§ **EXERCISE INSTRUCTIONS**
Everything from the line containing "Output the LaTeX" through the line containing "(0,0) rectangle (896,698);" must be written out exactly, and nothing more; leave any pictures out.

§ **EXTRACTED RECORDS**
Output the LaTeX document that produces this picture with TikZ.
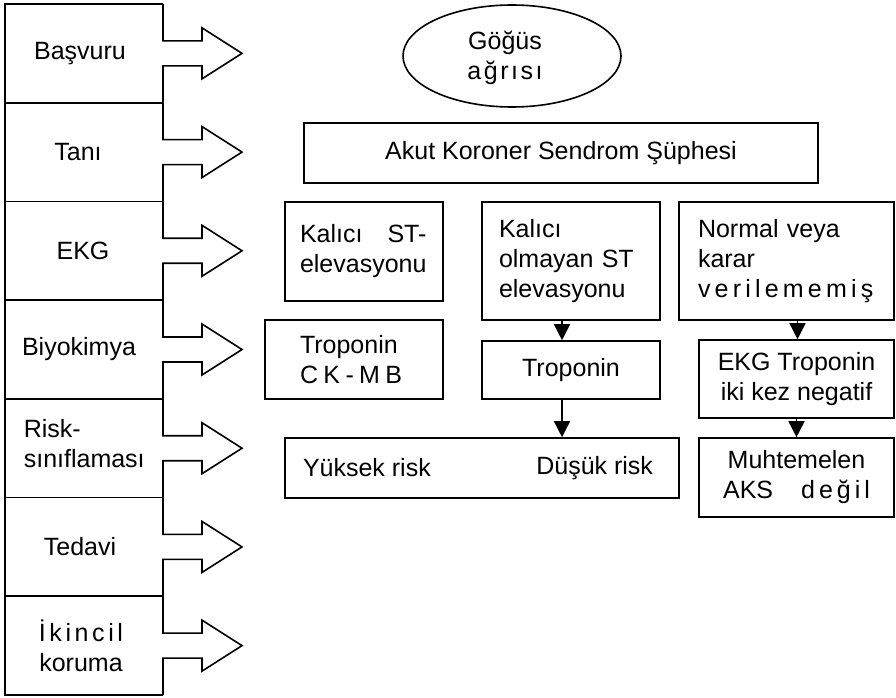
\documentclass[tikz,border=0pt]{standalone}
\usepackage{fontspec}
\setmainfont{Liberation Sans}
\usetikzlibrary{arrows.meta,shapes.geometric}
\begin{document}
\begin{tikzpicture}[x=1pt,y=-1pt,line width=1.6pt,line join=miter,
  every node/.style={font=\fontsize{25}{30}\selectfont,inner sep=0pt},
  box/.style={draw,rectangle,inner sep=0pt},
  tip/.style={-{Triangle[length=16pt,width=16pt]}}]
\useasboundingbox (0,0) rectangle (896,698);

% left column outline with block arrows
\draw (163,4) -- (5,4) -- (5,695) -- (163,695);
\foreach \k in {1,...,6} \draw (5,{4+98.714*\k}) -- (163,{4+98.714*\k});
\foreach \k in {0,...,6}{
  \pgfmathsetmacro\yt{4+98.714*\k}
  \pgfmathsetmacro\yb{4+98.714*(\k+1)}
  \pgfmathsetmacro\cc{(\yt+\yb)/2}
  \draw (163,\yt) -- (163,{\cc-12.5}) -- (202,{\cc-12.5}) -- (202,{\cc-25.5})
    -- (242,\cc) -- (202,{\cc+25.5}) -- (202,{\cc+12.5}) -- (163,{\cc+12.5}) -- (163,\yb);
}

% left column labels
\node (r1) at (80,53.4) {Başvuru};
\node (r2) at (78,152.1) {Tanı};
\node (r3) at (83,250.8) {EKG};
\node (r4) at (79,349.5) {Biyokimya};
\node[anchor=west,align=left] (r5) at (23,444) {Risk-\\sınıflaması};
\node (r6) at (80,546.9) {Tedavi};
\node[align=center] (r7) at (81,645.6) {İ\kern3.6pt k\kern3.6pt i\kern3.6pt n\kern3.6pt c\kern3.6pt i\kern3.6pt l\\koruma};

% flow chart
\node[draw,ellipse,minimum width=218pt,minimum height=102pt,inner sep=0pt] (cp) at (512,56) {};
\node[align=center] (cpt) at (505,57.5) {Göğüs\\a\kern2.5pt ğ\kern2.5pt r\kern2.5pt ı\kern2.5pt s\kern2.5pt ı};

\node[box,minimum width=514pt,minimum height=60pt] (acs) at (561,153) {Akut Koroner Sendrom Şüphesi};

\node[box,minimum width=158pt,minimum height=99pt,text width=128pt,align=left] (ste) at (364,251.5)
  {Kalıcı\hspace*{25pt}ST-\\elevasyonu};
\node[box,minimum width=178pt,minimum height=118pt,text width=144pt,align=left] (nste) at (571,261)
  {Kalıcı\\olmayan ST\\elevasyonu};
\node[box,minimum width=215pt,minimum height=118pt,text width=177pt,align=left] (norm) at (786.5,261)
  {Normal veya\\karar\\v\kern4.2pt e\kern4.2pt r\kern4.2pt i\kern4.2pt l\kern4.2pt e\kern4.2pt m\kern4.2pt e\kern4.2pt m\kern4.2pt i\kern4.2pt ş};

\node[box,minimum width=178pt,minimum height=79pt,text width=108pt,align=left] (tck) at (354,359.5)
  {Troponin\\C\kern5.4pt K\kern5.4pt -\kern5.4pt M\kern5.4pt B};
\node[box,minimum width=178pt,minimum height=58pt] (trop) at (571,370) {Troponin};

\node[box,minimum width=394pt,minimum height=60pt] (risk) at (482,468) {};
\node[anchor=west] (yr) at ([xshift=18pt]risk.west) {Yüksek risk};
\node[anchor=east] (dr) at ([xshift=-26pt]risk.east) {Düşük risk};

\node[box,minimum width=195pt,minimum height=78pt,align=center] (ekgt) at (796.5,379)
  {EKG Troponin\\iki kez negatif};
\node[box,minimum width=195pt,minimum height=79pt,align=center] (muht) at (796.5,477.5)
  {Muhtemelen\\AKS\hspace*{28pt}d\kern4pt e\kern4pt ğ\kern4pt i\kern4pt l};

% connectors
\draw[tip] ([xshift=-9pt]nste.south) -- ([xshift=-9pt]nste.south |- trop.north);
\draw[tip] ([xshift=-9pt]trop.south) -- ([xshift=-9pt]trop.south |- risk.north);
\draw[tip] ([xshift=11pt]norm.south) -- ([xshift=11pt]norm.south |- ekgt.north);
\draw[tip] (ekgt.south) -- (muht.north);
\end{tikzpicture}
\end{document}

--

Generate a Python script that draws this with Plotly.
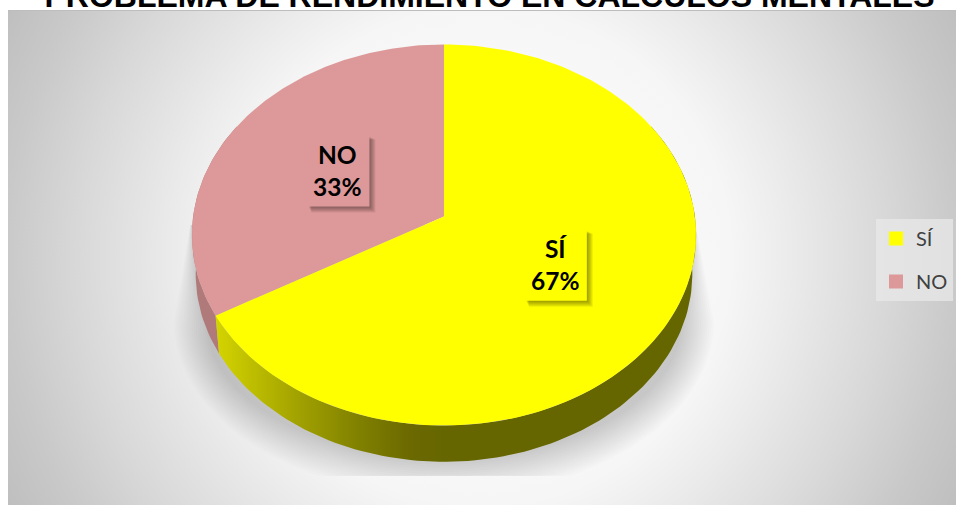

§ **SOLUTION TO THIS TASK**
Output the LaTeX document that produces this picture with TikZ.
\documentclass[tikz,border=0pt]{standalone}
\usepackage{fontspec}
\setmainfont{Liberation Sans}
\usetikzlibrary{arrows.meta,shapes.geometric}
\begin{document}
\begin{tikzpicture}[x=1pt,y=-1pt,line width=1.6pt,line join=miter,
  every node/.style={font=\fontsize{25}{30}\selectfont,inner sep=0pt},
  box/.style={draw,rectangle,inner sep=0pt},
  tip/.style={-{Triangle[length=16pt,width=16pt]}}]
\useasboundingbox (0,0) rectangle (896,698);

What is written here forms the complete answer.